История Оливера | страница 16
Но здесь все были охвачены воодушевлением, просто исполняя музыку, с идя рядом. Во всем этом чувствовалось столько душевного подъема. Я еще никогда не бывал в мире, хотя бы отдаленно похожем на этот.
Только с Дженни.
— Доставай свою скрипку, Джоан, — сказал мистер Стайн.
— Ты с ума сошел? — возразила она. — Я абсолютно не в форме.
— Ты слишком много занимаешься медициной, — возразил он. — Тебе следует столько же времени уделять музыке. Кроме того, Баха я оставил специально для тебя.
— Нет, — твердо сказала Джоанна.
— Да брось ты! Оливер хочет послушать именно тебя.
Теперь она покраснела. Я попытался дать ей какой-то сигнал, но бесполезно. Затем мистер Стайн повернулся ко мне:
— Велите своей подруге, моей дочери, настроить скрипку. Прежде, чем я успел прореагировать, Джоанна, чье лицо приобрело цвет спелой вишни, перестала протестовать.

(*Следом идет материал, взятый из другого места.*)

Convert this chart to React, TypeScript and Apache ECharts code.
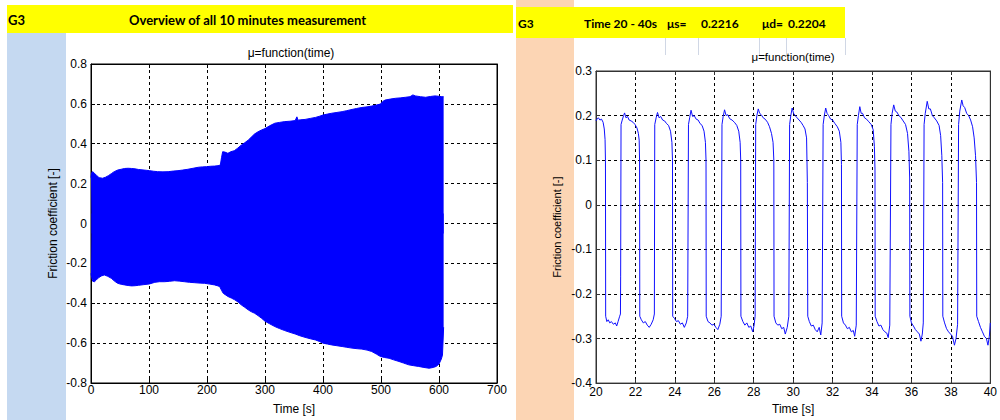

— О’кей, папа, будь по-твоему. Но хорошего звучания не будет.
— Будет, будет, — отвечал он. Когда она отошла, он снова повернулся ко мне: — Вам нравятся Бранденбургские концерты?
Внутри у меня всё сжалось. Потому что эти концерты Баха были из тех немногих, которые я действительно знал. Разве я не сделал предложение Дженни после того, как она сыграла Пятый, и мы пошли гулять по берегу реки в Гарварде? Разве не эта музыка была чем-то вроде прелюдии к нашей свадьбе? От мысли, что я сейчас услышу ее, у меня начало болеть сердце.
— Ну? — спросил мистер Стайн. И я понял, что не ответил на его дружеский вопрос.
— Да, — сказал я. — Мне нравятся Бранденбургские концерты. Который из них вы исполняете?
— Все! Зачем нам выделять какой-то один?
— А я как раз играю один, — отозвалась его дочь, притворяясь обиженной. Теперь она сидела со скрипками и разговаривала с каким-то старым джентльменом, с которым у них был общий пюпитр. Музыканты снова настраивали инструменты, но так как во время перерыва подали спиртные напитки, музыка зазвучала громче.
Мистер Стайн решил дирижировать.
— Какие преимущества у Ленни Бернстайна передо мной? Прическа! — Он легонько постучал по телевизору, который служил и подиумом.
— Теперь, — сказал он вдруг с немецким акцентом, — мне требуется резкое начало. Слышите? Резкое.
Оркестр замер в ожидании. Стайн поднял карандаш вместо палочки, чтобы начать дирижировать.
Я затаил дыхание, надеясь остаться в живых.
И вдруг прогремел пушечный выстрел.
То есть, раздался стук кулаком в дверь, похожий на артиллерийский залп. Слишком громкий — и если мне позволят высказать свое мнение — совсем не в такт.